Mai-Lan Tomsen Bukovec, VP of Amazon S3 said: “We have customers who have exabytes of storage locked away on tape, who are stuck managing tape infrastructure for the rare event of data retrieval. It’s hard to do and that data is not close to the rest of their data if they want to do analytics and machine learning on it.”
“S3 Glacier Deep Archive costs just a dollar per terabyte per month and opens up rarely accessed storage for analysis whenever the business needs it, without having to deal with the infrastructure or logistics of tape access.”
S3 Glacier Deep Archive Creates Copies
All data you store in the ice archive can be retrieved by initiating a restore commanded in the Amazon S3 Management console. Initiating a restore actually: “Creates a temporary copy of your data in the S3 RRS storage class while leaving the archived data intact in S3 Glacier Deep Archive.”
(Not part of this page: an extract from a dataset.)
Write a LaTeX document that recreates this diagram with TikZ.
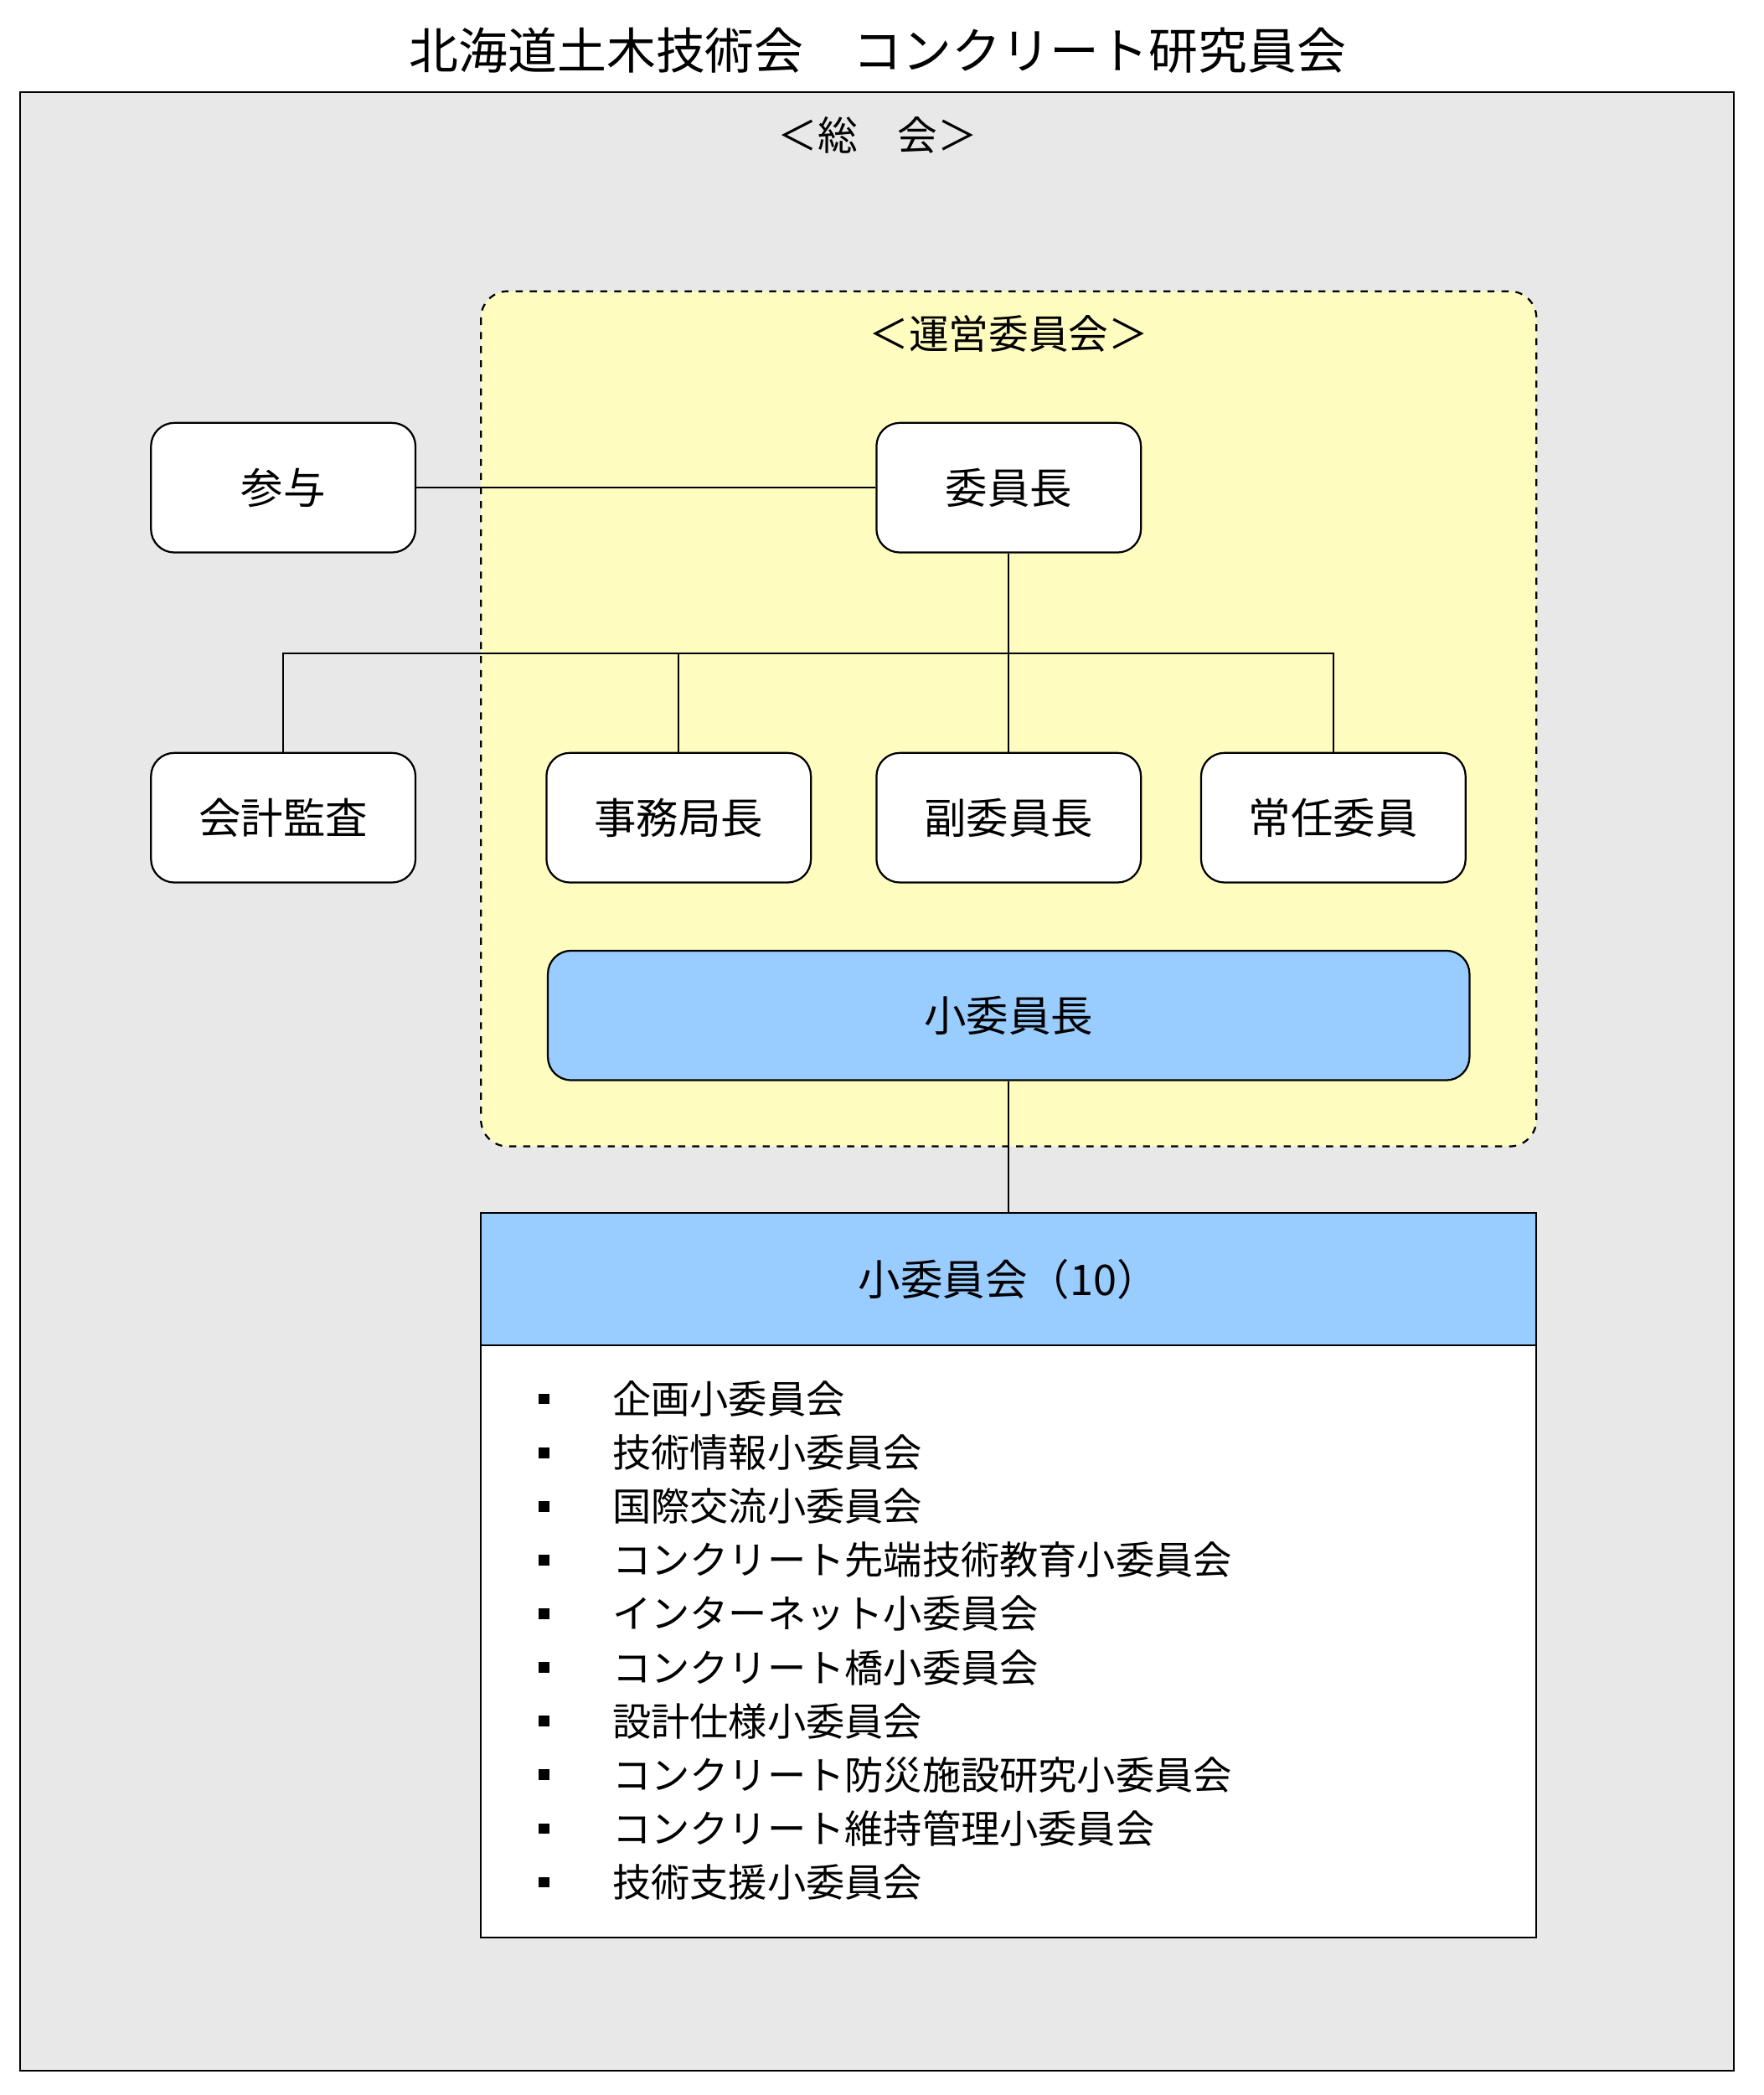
\documentclass[tikz,border=0pt]{standalone}
\usepackage{fontspec}
\setmainfont{Noto Sans CJK JP}
\begin{document}
\begin{tikzpicture}[x=0.02cm,y=-0.02cm,
  rbox/.style={draw,thick,rounded corners=0.35cm,fill=white,minimum width=3.96cm,minimum height=1.94cm,font=\fontsize{18}{20}\selectfont},
  ln/.style={thick},
  item/.style={anchor=west,font=\fontsize{16.5}{18}\selectfont,inner sep=0pt},
  bul/.style={fill=black,inner sep=0pt,minimum size=0.16cm}]
\useasboundingbox (0,0) rectangle (1320,1568);
\node[font=\fontsize{21}{24}\selectfont] (title) at (657,38) {北海道土木技術会\quad コンクリート研究員会};
\draw[thick,fill=black!9] (15,69) rectangle (1298,1550);
\node[font=\fontsize{17}{20}\selectfont] (soukai) at (657,101) {＜総　会＞};
\draw[thick,dashed,fill=yellow!25,rounded corners=0.4cm] (360,218) rectangle (1150,858);
\node[font=\fontsize{17}{20}\selectfont] (unei) at (755,250) {＜運営委員会＞};
\node[rbox] (sanyo) at (212,365) {参与};
\node[rbox] (iincho) at (755,365) {委員長};
\node[rbox] (kaikei) at (212,612) {会計監査};
\node[rbox] (jimu) at (508,612) {事務局長};
\node[rbox] (fuku) at (755,612) {副委員長};
\node[rbox] (jonin) at (998,612) {常任委員};
\node[rbox,fill={rgb,255:red,153;green,204;blue,255},minimum width=13.8cm] (sho) at (755,760) {小委員長};
\coordinate (j) at (755,489);
\draw[ln] (sanyo) -- (iincho);
\draw[ln] (iincho) -- (j);
\draw[ln] (kaikei.north) |- (j) -| (jonin.north);
\draw[ln] (jimu.north) -- (jimu.north |- j);
\draw[ln] (fuku.north) -- (j);
\draw[thick,fill=white] (360,1007) rectangle (1150,1450);
\node[draw,thick,fill={rgb,255:red,153;green,204;blue,255},minimum width=15.8cm,minimum height=1.98cm,font=\fontsize{18}{20}\selectfont] (hdr) at (755,957.5) {小委員会（10）};
\draw[ln] (sho) -- (hdr);
\foreach \t [count=\i] in {企画小委員会,技術情報小委員会,国際交流小委員会,コンクリート先端技術教育小委員会,インターネット小委員会,コンクリート橋小委員会,設計仕様小委員会,コンクリート防災施設研究小委員会,コンクリート維持管理小委員会,技術支援小委員会}{
  \node[bul] (b\i) at (407,{1047+40.2*(\i-1)}) {};
  \node[item] (t\i) at (458,{1047+40.2*(\i-1)}) {\t};
}
\end{tikzpicture}
\end{document}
This storage system is acutely aimed at those organisations that have large datasets that they don’t need to run any kind machine learning analytics on immediately. Many enterprise do still store their data in this method, while magnetic tapes are a solid cheap storage option, it does require continued maintenance as tape degrades and has to be replaced if not stored in an appropriate manner.
Keeping data in magnetic tape libraries is an extra cost associated with IT departments that in the era of cloud storage is becoming less appealing.
Andy Shenkler, Chief Product Officer at Deluxe, a video creation enterprise, commented in an emailed statement that: “As the demand for higher quality and increased amounts of content continues to rapidly grow, we will now have the ability to eliminate the limitations of a hybrid on-prem tape model by using S3 Glacier Deep Archive to reduce access time and rapidly shift the availability and workability of content sources exclusively on the cloud,”
“AWS’s S3 Glacier Deep Archive addresses the challenges that have previously existed around the economics and timelines associated with accessing and utilizing large media assets throughout every step of the content creation and distribution process.”
The death of tape has been proclaimed before, however, but the tape storage industry has thus far shown no sign of disappearing; innovations on the aging technology have been continuing, with throughput rates and capacity continuing to improve.